The Congress Legislature Party (CLP) held a meeting late Monday night at the residence of Leader of Opposition Umang Singhar. The legislators were consulted on the proposal to move them out of Madhya Pradesh until polling, according to sources.
All Congress MLAs were being shifted to Bengaluru in party-ruled Karnataka, Saunsar legislator Vijay Revanath Choure told PTI.Congress MLAs Yadavendra Singh and Babu Jandel also confirmed that the legislators were being moved to Karnataka.
Speaking to PTI, LoP Singhar alleged that the BJP was trying to “buy” Congress MLAs and said all of them will be shifted to a party-ruled state.
He claimed some party MLAs told him that BJP members approached them with “bags full of notes,” but they turned them away.
The BJP’s “conspiracies” will fail on the voting day, the Congress leader asserted.
Yadavendra Singh said some MLAs were not in favour of being moved out, but since it was the party high command’s decision, everyone was being shifted.
He claimed the BJP was attempting to poach them, so the party’s top leaders decided to keep the MLAs together in a Congress-ruled state.
The BJP is attempting to create a rift within the Congress camp, the Opposition party leaders have alleged.
Of the three vacant seats in the state, the BJP can comfortably win two, while the Congress has an upper hand in terms of numbers for the third seat.
Nearly 60 Congress MLAs attended the meeting at Singhar’s residence late Monday night. One party MLA did not attend the meeting because he was in Delhi, while senior leader Kamal Nath participated online.
Currently, the effective strength of the 230-member state assembly is 229. The BJP has 164 MLAs, and the Congress has 64, while the Bharat Adivasi Party holds one seat. Congress MLA Rajendra Bharti’s membership from the Datia constituency has been revoked, leaving one seat vacant.
The Madhya Pradesh High Court has barred Mukesh Malhotra, Congress MLA from Vijaypur in Sheopur district, from voting.
A petition has also been filed in the HC seeking the termination of the assembly membership of Nirmala Sapre, MLA from Bina in Sagar district. She is likely to vote for the BJP candidate in the Rajya Sabha election.
Sapre also met with Chief Minister Mohan Yadav on Monday.
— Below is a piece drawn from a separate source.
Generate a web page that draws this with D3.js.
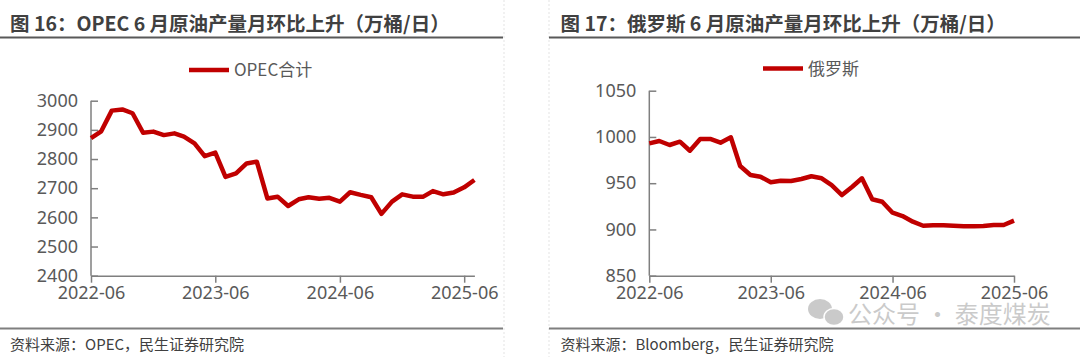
<!DOCTYPE html>
<html>
<head>
<meta charset="utf-8">
<script src="https://cdn.jsdelivr.net/npm/d3@7"></script>
<style>
  html, body { margin: 0; padding: 0; background: #fff; }
  svg { display: block; font-family: "Noto Sans CJK SC", "Noto Sans", sans-serif; }
</style>
</head>
<body>
<svg id="chart" width="1080" height="357"></svg>
<script>
// ---------- data ----------
const opecMonths = ["2022-06","2022-07","2022-08","2022-09","2022-10","2022-11","2022-12",
  "2023-01","2023-02","2023-03","2023-04","2023-05","2023-06","2023-07","2023-08","2023-09",
  "2023-10","2023-11","2023-12","2024-01","2024-02","2024-03","2024-04","2024-05","2024-06",
  "2024-07","2024-08","2024-09","2024-10","2024-11","2024-12","2025-01","2025-02","2025-03",
  "2025-04","2025-05","2025-06","2025-07"];
const opecValues = [2872, 2895, 2966, 2970, 2957, 2890, 2894, 2882, 2888, 2877, 2854, 2810,
  2822, 2739, 2751, 2785, 2791, 2665, 2671, 2639, 2662, 2669, 2664, 2667, 2654, 2686, 2677,
  2669, 2612, 2654, 2679, 2671, 2671, 2690, 2679, 2685, 2703, 2728];

const russiaMonths = opecMonths.slice(0, 37);
const russiaValues = [993, 995.6, 991.3, 994.9, 985.1, 997.8, 997.8, 993.8, 999.6, 968.6,
  958.9, 957, 951, 952.7, 952.3, 954.5, 957.5, 955.3, 948, 937.2, 946.2, 955.3, 932.6, 930,
  918.1, 914.5, 908.4, 904, 904.5, 904.5, 904, 903.4, 903.4, 903.8, 904.8, 904.8, 909.5];

const xTickLabels = ["2022-06", "2023-06", "2024-06", "2025-06"];
const opecYTicks = [2400, 2500, 2600, 2700, 2800, 2900, 3000];
const russiaYTicks = [850, 900, 950, 1000, 1050];

const titles = ["图 16：OPEC 6 月原油产量月环比上升（万桶/日）", "图 17：俄罗斯 6 月原油产量月环比上升（万桶/日）"];
const sources = ["资料来源：OPEC，民生证券研究院", "资料来源：Bloomberg，民生证券研究院"];
const legendNames = ["OPEC合计", "俄罗斯"];

// ---------- drawing ----------
const svg = d3.select("#chart");
const parse = d3.timeParse("%Y-%m");
const RED = "#C00000";
const AXIS = "#7f7f7f";
const TEXT = "#595959";

// separators
[504, 549].forEach(x => svg.append("line").attr("x1", x).attr("x2", x).attr("y1", 0).attr("y2", 357)
  .attr("stroke", "#e3e3e3").attr("stroke-width", 1).attr("stroke-dasharray", "2,2"));

function panel(cfg) {
  const g = svg.append("g");
  // title
  g.append("text").attr("x", cfg.titleX).attr("y", 31).text(cfg.title)
    .attr("font-size", 19.5).attr("font-weight", "bold").attr("fill", "#404040");
  g.append("line").attr("x1", cfg.panelX0).attr("x2", cfg.panelX1).attr("y1", 37.5).attr("y2", 37.5)
    .attr("stroke", "#595959").attr("stroke-width", 2);
  // footer
  g.append("line").attr("x1", cfg.panelX0).attr("x2", cfg.panelX1).attr("y1", 328.5).attr("y2", 328.5)
    .attr("stroke", "#7f7f7f").attr("stroke-width", 2);
  g.append("text").attr("x", cfg.titleX).attr("y", 350).text(cfg.source)
    .attr("font-size", 15).attr("fill", "#404040");

  const dates = cfg.months.map(parse);
  const x = d3.scaleTime().domain([dates[0], dates[dates.length - 1]]).range([cfg.x0, cfg.x1]);
  const y = d3.scaleLinear().domain(cfg.yDomain).range([275.7, cfg.yTop]);

  // y axis
  const yAxis = g.append("g").attr("transform", `translate(${cfg.x0},0)`)
    .call(d3.axisRight(y).tickValues(cfg.yTicks).tickSize(7).tickFormat(d3.format("d")));
  yAxis.select(".domain").attr("stroke", AXIS).attr("stroke-width", 1.5).attr("d", `M0,${y(cfg.yDomain[1])}V${y(cfg.yDomain[0])}`);
  yAxis.selectAll(".tick line").attr("stroke", AXIS).attr("stroke-width", 1.5);
  yAxis.selectAll(".tick text").attr("x", -13).attr("text-anchor", "end")
    .attr("font-size", 18).attr("fill", TEXT).attr("font-family", "Noto Sans, sans-serif");

  // x axis
  const tickDates = xTickLabels.map(parse);
  const xAxis = g.append("g").attr("transform", "translate(0,275.7)")
    .call(d3.axisBottom(x).tickValues(tickDates).tickSize(7).tickSizeOuter(0).tickFormat(d3.timeFormat("%Y-%m")));
  xAxis.select(".domain").attr("stroke", AXIS).attr("stroke-width", 1.5);
  xAxis.selectAll(".tick line").attr("stroke", AXIS).attr("stroke-width", 1.5);
  xAxis.selectAll(".tick text").attr("y", 11).attr("dy", "0.71em")
    .attr("font-size", 18).attr("fill", TEXT).attr("font-family", "Noto Sans, sans-serif");
  svg.selectAll(".tick text").attr("font-family", "Noto Sans, sans-serif");

  // line
  const line = d3.line().x((d, i) => x(dates[i])).y(d => y(d));
  g.append("path").datum(cfg.values).attr("d", line).attr("fill", "none")
    .attr("stroke", RED).attr("stroke-width", 4.5).attr("stroke-linejoin", "round");

  // legend
  g.append("line").attr("x1", cfg.legX).attr("x2", cfg.legX + 40).attr("y1", cfg.legY).attr("y2", cfg.legY)
    .attr("stroke", RED).attr("stroke-width", 4.5);
  g.append("text").attr("x", cfg.legX + 45).attr("y", cfg.legY + 6).text(cfg.legend)
    .attr("font-size", 17).attr("fill", TEXT);
}

panel({ title: titles[0], source: sources[0], legend: legendNames[0], titleX: 10, panelX0: 0, panelX1: 503,
  months: opecMonths, values: opecValues, x0: 91, x1: 474.4, yDomain: [2400, 3000], yTop: 100.7,
  yTicks: opecYTicks, legX: 189, legY: 70 });
panel({ title: titles[1], source: sources[1], legend: legendNames[1], titleX: 560.5, panelX0: 549, panelX1: 1080,
  months: russiaMonths, values: russiaValues, x0: 649.3, x1: 1014, yDomain: [850, 1050], yTop: 90.7,
  yTicks: russiaYTicks, legX: 763, legY: 68.5 });

// watermark
const wm = svg.append("g").attr("opacity", 0.45);
wm.append("ellipse").attr("cx", 820).attr("cy", 309).attr("rx", 12).attr("ry", 10).attr("fill", "#8c8c8c");
wm.append("ellipse").attr("cx", 834).attr("cy", 317).attr("rx", 10).attr("ry", 8.5).attr("fill", "#8c8c8c").attr("stroke", "#fff").attr("stroke-width", 1.5);
wm.append("text").attr("x", 848).attr("y", 323).text("公众号 · 泰度煤炭")
  .attr("font-size", 24).attr("fill", "#8c8c8c");
</script>
</body>
</html>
Amid this scenario, Congress’s effective tally could get reduced to 62, but it would still have 4 more votes than required to win the election.
Each candidate for the three Rajya Sabha seats requires 58 votes to win. Consequently, the BJP needs 116 votes to win two seats. After garnering 116 of the total 164 votes, the BJP will have 48 remaining votes.
The Congress appears to be taking a cautious approach in view of the 2020 political crisis, when the BJP toppled the Kamal Nath-led government by bringing Jyotiraditya Scindia and 22 other MLAs into its fold. Scindia is currently a minister in the NDA-led Union cabinet.